Sunday 19 January 2020

Football's elite players may still reign in Spain, but the Premier League offers more intrigue

Liverpool manager Juergen Klopp. Photo: Phil Noble/Reuters
Liverpool manager Juergen Klopp. Photo: Phil Noble/Reuters
Eamonn Sweeney

Eamonn Sweeney

Barcelona's Wednesday night humiliation of Manchester City suggested that no Premier League team currently belongs to the elite of European football. But what the Premier League can offer this season is the continent's best title race.

One reason this year's contest is so intriguing is that, while the very best players in the world continue to ply their trade in La Liga, home of eight of the 11 members of last season's FIFA world XI, the Premier League now possesses the best managers.

The close season manoeuvrings have resulted in the arrival of the most successful managers of recent times in La Liga (Pep Guardiola), Serie A (Antonio Conte) and the Premier League itself (Cranky Boots Mourinho). While Jurgen Klopp may not have won as much in the Bundesliga as Guardiola, there's a strong case to be made that his achievements in overcoming Bayern Munich's massive advantages to bag two titles with Borussia Dortmund makes him that league's outstanding manager of modern times.

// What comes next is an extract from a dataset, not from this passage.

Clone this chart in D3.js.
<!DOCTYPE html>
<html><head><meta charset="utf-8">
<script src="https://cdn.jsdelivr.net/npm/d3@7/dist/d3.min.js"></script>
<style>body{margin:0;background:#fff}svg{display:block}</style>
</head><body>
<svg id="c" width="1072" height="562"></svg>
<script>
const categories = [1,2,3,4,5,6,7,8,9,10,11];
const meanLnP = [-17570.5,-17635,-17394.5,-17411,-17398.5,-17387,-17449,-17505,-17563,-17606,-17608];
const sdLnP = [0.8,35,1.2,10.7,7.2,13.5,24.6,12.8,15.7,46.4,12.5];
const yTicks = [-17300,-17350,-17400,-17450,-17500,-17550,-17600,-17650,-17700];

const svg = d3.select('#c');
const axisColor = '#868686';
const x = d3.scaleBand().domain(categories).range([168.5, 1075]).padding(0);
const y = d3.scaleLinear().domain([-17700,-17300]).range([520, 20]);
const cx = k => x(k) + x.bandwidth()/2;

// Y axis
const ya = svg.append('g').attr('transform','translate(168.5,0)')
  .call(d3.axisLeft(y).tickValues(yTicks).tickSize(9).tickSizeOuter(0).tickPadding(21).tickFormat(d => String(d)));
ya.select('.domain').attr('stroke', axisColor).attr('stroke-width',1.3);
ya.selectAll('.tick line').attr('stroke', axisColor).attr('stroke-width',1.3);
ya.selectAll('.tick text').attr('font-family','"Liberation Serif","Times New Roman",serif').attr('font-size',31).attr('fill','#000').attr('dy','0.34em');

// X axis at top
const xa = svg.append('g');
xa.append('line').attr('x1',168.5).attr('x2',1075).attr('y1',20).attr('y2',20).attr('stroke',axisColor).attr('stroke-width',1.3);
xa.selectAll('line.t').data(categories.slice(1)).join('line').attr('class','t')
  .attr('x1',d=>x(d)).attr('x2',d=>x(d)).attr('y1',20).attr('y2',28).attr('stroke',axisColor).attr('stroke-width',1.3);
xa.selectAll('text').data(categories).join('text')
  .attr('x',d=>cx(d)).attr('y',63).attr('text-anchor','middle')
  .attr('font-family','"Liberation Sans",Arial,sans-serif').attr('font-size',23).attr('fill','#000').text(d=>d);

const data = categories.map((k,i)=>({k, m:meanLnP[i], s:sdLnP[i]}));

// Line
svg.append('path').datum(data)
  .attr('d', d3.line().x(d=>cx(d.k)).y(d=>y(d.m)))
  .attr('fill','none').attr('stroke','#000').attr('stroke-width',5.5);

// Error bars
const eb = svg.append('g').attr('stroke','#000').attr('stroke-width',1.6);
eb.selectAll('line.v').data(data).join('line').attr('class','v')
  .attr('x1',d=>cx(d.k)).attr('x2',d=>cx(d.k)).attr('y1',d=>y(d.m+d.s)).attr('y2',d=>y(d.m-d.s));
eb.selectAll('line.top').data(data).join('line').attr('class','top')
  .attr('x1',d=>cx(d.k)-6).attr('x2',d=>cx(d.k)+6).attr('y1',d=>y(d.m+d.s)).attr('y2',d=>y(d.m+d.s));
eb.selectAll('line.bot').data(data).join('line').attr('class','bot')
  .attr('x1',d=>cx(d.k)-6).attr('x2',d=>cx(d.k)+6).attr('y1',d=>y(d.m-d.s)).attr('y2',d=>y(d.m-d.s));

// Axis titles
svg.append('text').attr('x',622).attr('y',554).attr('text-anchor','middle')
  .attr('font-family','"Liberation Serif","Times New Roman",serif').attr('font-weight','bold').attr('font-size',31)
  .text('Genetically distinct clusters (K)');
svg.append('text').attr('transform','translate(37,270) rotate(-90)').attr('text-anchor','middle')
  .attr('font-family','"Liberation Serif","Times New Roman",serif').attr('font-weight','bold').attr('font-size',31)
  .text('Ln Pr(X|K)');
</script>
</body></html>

The managers of Chelsea, Manchester City, Manchester United and Liverpool have won 19 league titles between them. Throw in Arsene Wenger and the total rises to 23. Mauricio Pochettino, meanwhile, has never won anything as a manager but with every season the suspicion grows that he is not out of place in this illustrious company.

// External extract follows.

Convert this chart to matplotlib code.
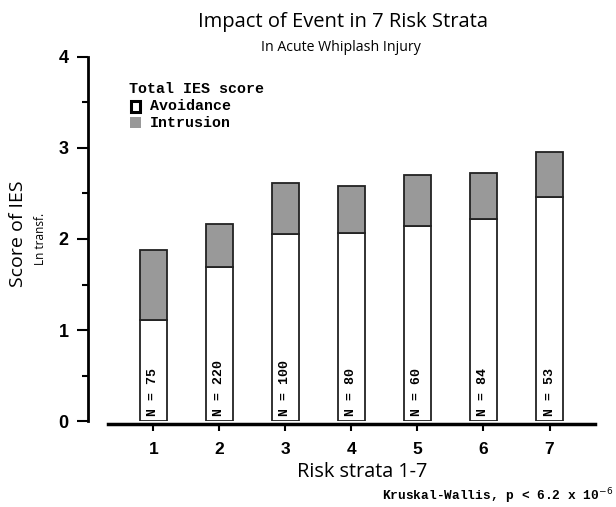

These brilliant bosses are managing teams who seem to be unusually well matched to the extent that, while they all have a shot at winning the title, they could all equally finish as low as sixth. This is something new for the Premier League after years when no matter what disarray the likes of Arsenal, Chelsea and Manchester City found themselves in, they could usually scrape a place in the top four.

Early predictions that City would run away with the league have been replaced by doubts engendered by their struggles against Celtic, Spurs and Everton. The Barcelona match confirmed the impression of a team with severe defensive weaknesses, not least a goalkeeper in Claudio Bravo who right now looks like Fabien Barthez did during his ill-starred spell at Manchester United, a keeper gone past his best with the potential to single-handedly derail a title challenge.

Suggestions, sparked by their massive spending spree, that United could turn out to be a class above their title rivals also seem ill-founded. For all the talk of Jose Mourinho's tactical wiliness which followed Monday's dull scoreless draw at Anfield, the most striking thing about United's performance was how utterly unambitious it was. It was the kind of performance which lost Louis van Gaal the confidence of the Old Trafford faithful.

Mourinho set up his team as though he were playing Barcelona away, something which suggested a belief in Liverpool as at the very least United's equals. Although they didn't break through on Monday, no team's stock has risen as much since the start of the season as that of Klopp's (below) side. On paper they may lack the quality of the big three but they have definitely emerged as legitimate title challengers, their manager's boundless self-belief apparently having transmitted itself to his players.

Spurs, as impressive in defence as Liverpool are going forward, have also pushed their way into the title picture. Last season's late meltdown seems to have been purged from their system. With a quarter of the season gone, it appears that City, United and Chelsea are not as good as we had expected and Liverpool, Spurs and Arsenal are all a bit better.

Ah yes, Arsenal. Flying both at home in the league and Europe, they look like the best team in the top flight at the moment. Yet the suspicion remains that the Gunners under Wenger are, like Mayo, an outfit which will always find some way to fall just short. If the other teams could finish anywhere between first and sixth, Arsenal's range of possibilities may lie between second and fourth.

United have been the least impressive side of all so far, yet Mourinho may be the happiest manager. Their struggles could have left them with a sizable gap to make up even at this early stage, but the inconsistency of their rivals leaves them well in touch and knowing that Paul Pogba and Zlatan Ibrahimovic will inevitably come good as the season progresses.

The best candidate to become this season's Leicester are Everton, but there won't be a Leicester this year. The Foxes may struggle this term but we probably have them to thank for this year's magnificent contest. Last season they stripped the big clubs of excuses for underachievement. If Leicester could win a Premier League, then no manager could hide behind excuses of not being given enough money or being in transition. The result is the best Premier League since the glory days of almost a decade ago.

Chances are that the pressure on the new wave of super-bosses will make things improve further. It might not have looked like it on Wednesday, but the fightback against La Liga's European hegemony has begun in earnest.